Quantitative Suitability requires that a broker-dealer have a reasonable basis for believing that a series of recommended transactions are not excessive and unsuitable for the customer in light of the customer’s investment profile. This is a look at the customer’s entire portfolio, and also looks at turnover rate, cost-equity ratio, and in-andout trading.
As can be seen, Reg BI and Rule 2111 track each other fairly closely.
Comparison of Reg BI and Rule 2111:
Are FINRA Rules 2010 and 2111 Dead?
From an enforcement perspective, it may be “easier” for both the SEC and FINRA to bring actions under the undefined best interest of the client standard. FINRA will be able to use Reg BI in conjunction with Rule 2010 whenever a separate specific rule does not cover the activity in question.

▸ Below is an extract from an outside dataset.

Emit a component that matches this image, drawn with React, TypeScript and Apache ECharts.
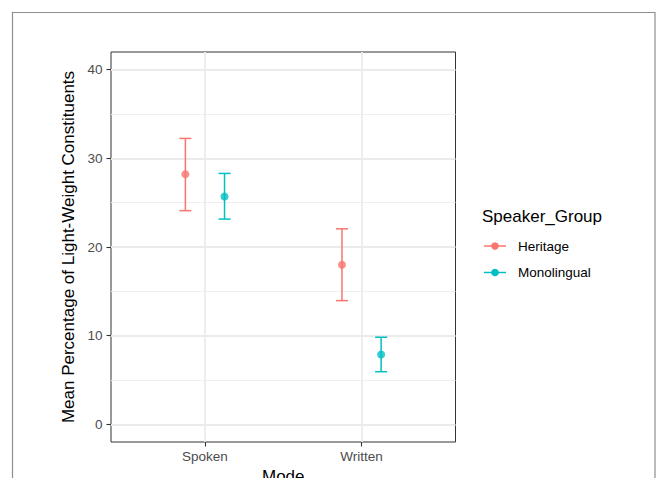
import React, { useEffect, useRef } from "react";
import * as echarts from "echarts";

const modes = ["Spoken", "Written"];
const groups = ["Heritage", "Monolingual"];
const heritageMean = [28.2, 18.0];
const heritageLow = [24.1, 13.95];
const heritageHigh = [32.25, 22.05];
const monoMean = [25.7, 7.87];
const monoLow = [23.15, 5.93];
const monoHigh = [28.3, 9.82];
const yMajor = [0, 10, 20, 30, 40];
const yMinor = [5, 15, 25, 35];
const groupColors = ["#F8766D", "#00BFC4"];
const FONT = "Liberation Sans, Arial, Helvetica, sans-serif";

export default function App() {
  const ref = useRef<HTMLDivElement>(null);
  useEffect(() => {
    if (!ref.current) return;
    const chart = echarts.init(ref.current, null, { renderer: "svg" });
    const dodge = 0.125;
    const stats = [
      { mean: heritageMean, low: heritageLow, high: heritageHigh },
      { mean: monoMean, low: monoLow, high: monoHigh },
    ];
    const series: any[] = [];
    stats.forEach((s, gi) => {
      const off = gi === 0 ? -dodge : dodge;
      const color = groupColors[gi];
      series.push({
        type: "custom",
        name: groups[gi] + " error",
        renderItem: (params: any, api: any) => {
          const x = api.value(0);
          const lo = api.coord([x, api.value(1)]);
          const hi = api.coord([x, api.value(2)]);
          const hw = 6;
          const style = { stroke: color, lineWidth: 1.5, fill: "none" };
          return {
            type: "group",
            children: [
              { type: "line", shape: { x1: lo[0], y1: lo[1], x2: hi[0], y2: hi[1] }, style },
              { type: "line", shape: { x1: lo[0] - hw, y1: lo[1], x2: lo[0] + hw, y2: lo[1] }, style },
              { type: "line", shape: { x1: hi[0] - hw, y1: hi[1], x2: hi[0] + hw, y2: hi[1] }, style },
            ],
          };
        },
        data: modes.map((_, i) => [i + 1 + off, s.low[i], s.high[i]]),
        z: 3,
      });
      series.push({
        type: "scatter",
        name: groups[gi],
        symbol: "circle",
        symbolSize: 8,
        itemStyle: { color },
        data: modes.map((_, i) => [i + 1 + off, s.mean[i]]),
        z: 4,
      });
    });

    const legendX = 484;
    const legendItems: any[] = [];
    groups.forEach((g, gi) => {
      const y = 246 + gi * 26.5;
      legendItems.push(
        { type: "line", shape: { x1: legendX, y1: y, x2: legendX + 22, y2: y }, style: { stroke: groupColors[gi], lineWidth: 1.5 } },
        { type: "circle", shape: { cx: legendX + 11, cy: y, r: 3.8 }, style: { fill: groupColors[gi] } },
        { type: "text", x: 518, y, style: { text: g, fontSize: 13.5, fontFamily: FONT, fill: "#000", verticalAlign: "middle" } }
      );
    });

    chart.setOption({
      animation: false,
      backgroundColor: "#fff",
      grid: {
        left: 111,
        top: 52,
        right: 202.5,
        bottom: 36,
        show: true,
        borderColor: "#333",
        borderWidth: 1,
        backgroundColor: "#fff",
        containLabel: false,
        outerBoundsMode: "none",
      },
      xAxis: {
        type: "value",
        min: 0.4,
        max: 2.6,
        axisLine: { show: false, onZero: false },
        axisTick: { show: true, customValues: [1, 2], length: 4.5, lineStyle: { color: "#333", width: 1.1 } },
        axisLabel: {
          customValues: [1, 2],
          formatter: (v: number) => modes[Math.round(v) - 1] ?? "",
          color: "#4D4D4D",
          fontSize: 13.5,
          fontFamily: FONT,
          margin: 7,
        },
        splitLine: { show: true, lineStyle: { color: "#EBEBEB", width: 1.8 } },
        name: "Mode",
        nameLocation: "middle",
        nameGap: 24,
        nameTextStyle: { color: "#000", fontSize: 17, fontFamily: FONT },
      },
      yAxis: [
        {
          type: "value",
          min: -2,
          max: 42,
          axisLine: { show: false, onZero: false },
          axisTick: { show: true, customValues: yMajor, length: 4.5, lineStyle: { color: "#333", width: 1.1 } },
          axisLabel: {
            customValues: yMajor,
            color: "#4D4D4D",
            fontSize: 13.5,
            fontFamily: FONT,
            margin: 8.5,
          },
          splitLine: { show: true, lineStyle: { color: "#EBEBEB", width: 1.8 } },
          name: "Mean Percentage of Light-Weight Constituents",
          nameLocation: "middle",
          nameGap: 27,
          nameTextStyle: { color: "#000", fontSize: 17, fontFamily: FONT },
        },
        {
          type: "value",
          min: -2,
          max: 42,
          position: "left",
          axisLine: { show: false, onZero: false },
          axisTick: { show: false, customValues: yMinor },
          axisLabel: { show: false, customValues: yMinor },
          splitLine: { show: true, lineStyle: { color: "#EFEFEF", width: 1.2 } },
        },
      ],
      series,
      graphic: [
        {
          type: "rect",
          shape: { x: 12.5, y: 12.5, width: 642.5, height: 480 },
          style: { fill: "none", stroke: "#8F8F8F", lineWidth: 1.2 },
          silent: true,
        },
        {
          type: "text",
          x: 482,
          y: 216.5,
          style: { text: "Speaker_Group", fontSize: 17, fontFamily: FONT, fill: "#000", verticalAlign: "middle" },
        },
        ...legendItems,
      ],
    });
    return () => chart.dispose();
  }, []);
  return <div ref={ref} style={{ position: "absolute", left: 0, top: 0, width: 658, height: 478 }} />;
}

Regarding Rule 2111, FINRA may be more likely to bring cases for suitability violations under Reg BI. Reg BI may have made Rule 2111 a non-factor in suitability cases going forward.
What Should Firms Be Doing Now?
Firms should not wait for 2020 to begin to think about how they are going to implement the changes needed to fulfill the requirements of Reg BI. It is no understatement to say that firms will need to review all aspects of their business and compliance programs and, if firms haven’t done so already, have in place a process for a top-to-bottom review of conflicts of interest. Firms will need to do a thorough review of all of the firm’s business aspects to root out all conflicts of interest and to determine whether the conflicts can be (a) eliminated, (b) mitigated, and (c) if not eliminated, how to fully disclose the conflicts and risks to clients.
Thus, firms should:
- Immediately address Reg BI in its procedures. Update procedures to comply with Reg BI.
- Update new account documentation, if necessary, to ensure the rule is met at the opening of the account, and, if “monitoring” accounts, on an interim basis after opening.
- Create a conflicts of interest matrix to identify the conflicts and risks associated with such conflicts and put a process in place to address the conflicts.
- Train registered representatives, supervisors and compliance staff on the changes.